**AVAILABLE DATA:**
● ● ● ● ● ● ●
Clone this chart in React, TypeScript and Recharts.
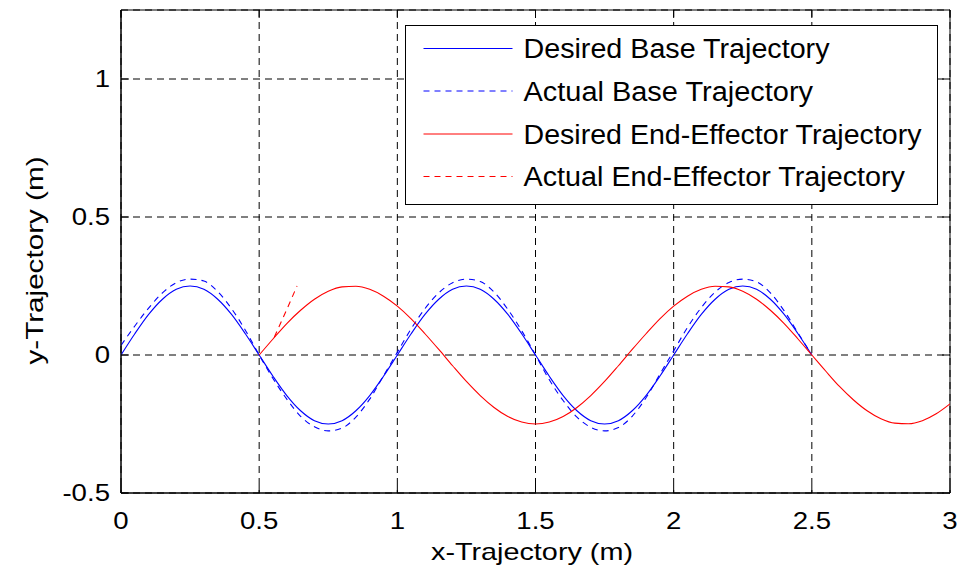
import React from 'react';
import { LineChart, Line, XAxis, YAxis, CartesianGrid, Legend, ReferenceArea, Label } from 'recharts';

const xBase = [0, 0.05, 0.1, 0.15, 0.2, 0.25, 0.3, 0.35, 0.4, 0.45, 0.5, 0.55, 0.6, 0.65, 0.7, 0.75, 0.8, 0.85, 0.9, 0.95,
  1.0, 1.05, 1.1, 1.15, 1.2, 1.25, 1.3, 1.35, 1.4, 1.45, 1.5, 1.55, 1.6, 1.65, 1.7, 1.75, 1.8, 1.85, 1.9, 1.95,
  2.0, 2.05, 2.1, 2.15, 2.2, 2.25, 2.3, 2.35, 2.4, 2.45, 2.5];
const yBaseDesired = [0, 0.077, 0.147, 0.202, 0.238, 0.25, 0.238, 0.202, 0.147, 0.077, 0, -0.077, -0.147, -0.202, -0.238, -0.25, -0.238, -0.202, -0.147, -0.077,
  0, 0.077, 0.147, 0.202, 0.238, 0.25, 0.238, 0.202, 0.147, 0.077, 0, -0.077, -0.147, -0.202, -0.238, -0.25, -0.238, -0.202, -0.147, -0.077,
  0, 0.077, 0.147, 0.202, 0.238, 0.25, 0.238, 0.202, 0.147, 0.077, 0];
const yBaseActual = [0.035, 0.105, 0.17, 0.225, 0.262, 0.275, 0.268, 0.23, 0.168, 0.09, 0, -0.085, -0.16, -0.222, -0.26, -0.275, -0.265, -0.225, -0.16, -0.075,
  0.01, 0.095, 0.168, 0.225, 0.262, 0.275, 0.266, 0.228, 0.165, 0.088, 0, -0.09, -0.165, -0.225, -0.262, -0.275, -0.263, -0.222, -0.155, -0.07,
  0.015, 0.1, 0.172, 0.228, 0.263, 0.275, 0.265, 0.225, 0.16, 0.08, 0];

const xEE = [0.5, 0.55, 0.6, 0.65, 0.7, 0.75, 0.8, 0.85, 0.9, 0.95, 1.0, 1.05, 1.1, 1.15, 1.2, 1.25, 1.3, 1.35, 1.4, 1.45,
  1.5, 1.55, 1.6, 1.65, 1.7, 1.75, 1.8, 1.85, 1.9, 1.95, 2.0, 2.05, 2.1, 2.15, 2.2, 2.25, 2.3, 2.35, 2.4, 2.45,
  2.5, 2.55, 2.6, 2.65, 2.7, 2.75, 2.8, 2.85, 2.9, 2.95, 3.0];
const yEEDesired = [0, 0.058, 0.114, 0.162, 0.202, 0.231, 0.247, 0.249, 0.238, 0.213, 0.177, 0.131, 0.077, 0.02, -0.039, -0.096, -0.147, -0.19, -0.223, -0.243,
  -0.25, -0.243, -0.223, -0.19, -0.147, -0.096, -0.039, 0.02, 0.077, 0.131, 0.177, 0.213, 0.238, 0.249, 0.247, 0.231, 0.202, 0.162, 0.114, 0.058,
  0, -0.058, -0.114, -0.162, -0.202, -0.231, -0.247, -0.249, -0.238, -0.213, -0.177];

const xEEActual = [0.555, 0.6, 0.637];
const yEEActual = [0.065, 0.165, 0.25];

const xTicks = [0, 0.5, 1, 1.5, 2, 2.5, 3];
const yTicks = [-0.5, 0, 0.5, 1];

const seriesNames = [
  'Desired Base Trajectory',
  'Actual Base Trajectory',
  'Desired End-Effector Trajectory',
  'Actual End-Effector Trajectory',
];
const seriesColors = ['#0000ff', '#0000ff', '#ff0000', '#ff0000'];
const seriesDashed = [false, true, false, true];
const legendTextWidths = [306, 289.5, 398, 381.5];

const zip = (xs: number[], ys: number[]) => xs.map((x, i) => ({ x, y: ys[i] }));
const dataBaseDesired = zip(xBase, yBaseDesired);
const dataBaseActual = zip(xBase, yBaseActual);
const dataEEDesired = zip(xEE, yEEDesired);
const dataEEActual = zip(xEEActual, yEEActual);

const W = 958;
const H = 574;
const PLOT_W = 829;
const PLOT_H = 483;
const FONT = '"Liberation Sans", Arial, Helvetica, sans-serif';
const DASH = '6 5';

const XTick = (props: any) => {
  const { x, y, payload } = props;
  const ty = y + 36;
  return (
    <g>
      <line x1={x} y1={y} x2={x} y2={y - 8} stroke="#000" strokeWidth={1} />
      <line x1={x} y1={y - PLOT_H} x2={x} y2={y - PLOT_H + 8} stroke="#000" strokeWidth={1} />
      <text
        x={x}
        y={ty}
        textAnchor="middle"
        fontFamily={FONT}
        fontSize={23}
        fill="#000"
        transform={`translate(${x} 0) scale(1.2 1) translate(${-x} 0)`}
      >
        {String(payload.value)}
      </text>
    </g>
  );
};

const YTick = (props: any) => {
  const { x, y, payload } = props;
  const tx = x - 11;
  return (
    <g>
      <line x1={x} y1={y} x2={x + 8} y2={y} stroke="#000" strokeWidth={1} />
      <line x1={x + PLOT_W} y1={y} x2={x + PLOT_W - 8} y2={y} stroke="#000" strokeWidth={1} />
      <text
        x={tx}
        y={y + 8}
        textAnchor="end"
        fontFamily={FONT}
        fontSize={23}
        fill="#000"
        transform={`translate(${tx} 0) scale(1.2 1) translate(${-tx} 0)`}
      >
        {String(payload.value)}
      </text>
    </g>
  );
};

const XAxisTitle = () => (
  <text x={532} y={560} textAnchor="middle" fontFamily={FONT} fontSize={24} fill="#000"
    textLength={202} lengthAdjust="spacingAndGlyphs">
    x-Trajectory (m)
  </text>
);

const YAxisTitle = () => (
  <text x={43} y={260.5} textAnchor="middle" fontFamily={FONT} fontSize={24} fill="#000"
    transform="rotate(-90 43 260.5)" textLength={208} lengthAdjust="spacingAndGlyphs">
    y-Trajectory (m)
  </text>
);

const LegendBox = () => {
  const bw = 532;
  const bh = 179;
  const baselines = [33, 75.5, 118.5, 161];
  return (
    <svg width={bw + 1} height={bh + 1} style={{ display: 'block' }}>
      <rect x={0.5} y={0.5} width={bw} height={bh} fill="#fff" stroke="#000" strokeWidth={1} />
      {seriesNames.map((name, i) => (
        <g key={name}>
          <line
            x1={18.5}
            x2={107.5}
            y1={baselines[i] - 9.5}
            y2={baselines[i] - 9.5}
            stroke={seriesColors[i]}
            strokeWidth={1}
            strokeDasharray={seriesDashed[i] ? DASH : undefined}
          />
          <text x={118.5} y={baselines[i]} fontFamily={FONT} fontSize={27} fill="#000"
            textLength={legendTextWidths[i]} lengthAdjust="spacingAndGlyphs">
            {name}
          </text>
        </g>
      ))}
    </svg>
  );
};

export default function App() {
  return (
    <div style={{ position: 'absolute', left: 0, top: 0, width: W, height: H, background: '#fff' }}>
      <LineChart width={W} height={H} margin={{ top: 10, right: 8, bottom: 0, left: 0 }}>
        <CartesianGrid stroke="#000" strokeDasharray="7 5" strokeWidth={1} />
        <XAxis
          type="number"
          dataKey="x"
          domain={[0, 3]}
          ticks={xTicks}
          interval={0}
          allowDataOverflow
          height={81}
          tickSize={0}
          tickMargin={0}
          tick={<XTick />}
          axisLine={{ stroke: '#000', strokeWidth: 1 }}
        >
          <Label content={<XAxisTitle />} />
        </XAxis>
        <YAxis
          type="number"
          domain={[-0.5, 1.25]}
          ticks={yTicks}
          interval={0}
          allowDataOverflow
          width={121}
          tickSize={0}
          tickMargin={0}
          tick={<YTick />}
          axisLine={{ stroke: '#000', strokeWidth: 1 }}
        >
          <Label content={<YAxisTitle />} />
        </YAxis>
        <ReferenceArea x1={0} x2={3} y1={-0.5} y2={1.25} fill="none" stroke="#000" strokeWidth={1} />
        <Line data={dataBaseDesired} dataKey="y" name={seriesNames[0]} type="monotone" stroke={seriesColors[0]}
          strokeWidth={1.1} dot={false} isAnimationActive={false} />
        <Line data={dataBaseActual} dataKey="y" name={seriesNames[1]} type="monotone" stroke={seriesColors[1]}
          strokeWidth={1.1} strokeDasharray={DASH} dot={false} isAnimationActive={false} />
        <Line data={dataEEDesired} dataKey="y" name={seriesNames[2]} type="monotone" stroke={seriesColors[2]}
          strokeWidth={1.1} dot={false} isAnimationActive={false} />
        <Line data={dataEEActual} dataKey="y" name={seriesNames[3]} type="linear" stroke={seriesColors[3]}
          strokeWidth={1.1} strokeDasharray={DASH} dot={false} isAnimationActive={false} />
        <Legend
          layout="horizontal"
          align="center"
          verticalAlign="middle"
          content={<LegendBox />}
          wrapperStyle={{ position: 'absolute', left: 405, top: 25, width: 533, height: 180 }}
        />
      </LineChart>
    </div>
  );
}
● ● ● ● ● ● ●
**EXERCISE BRIEF:** Repeat exactly and only the lines from the start of the data above through the line that holds "Legend, ReferenceArea, Label", inclusive. Pictures do not belong in the copy.

**TASK SOLUTION:**
Clone this chart in React, TypeScript and Recharts.
import React from 'react';
import { LineChart, Line, XAxis, YAxis, CartesianGrid, Legend, ReferenceArea, Label } from 'recharts';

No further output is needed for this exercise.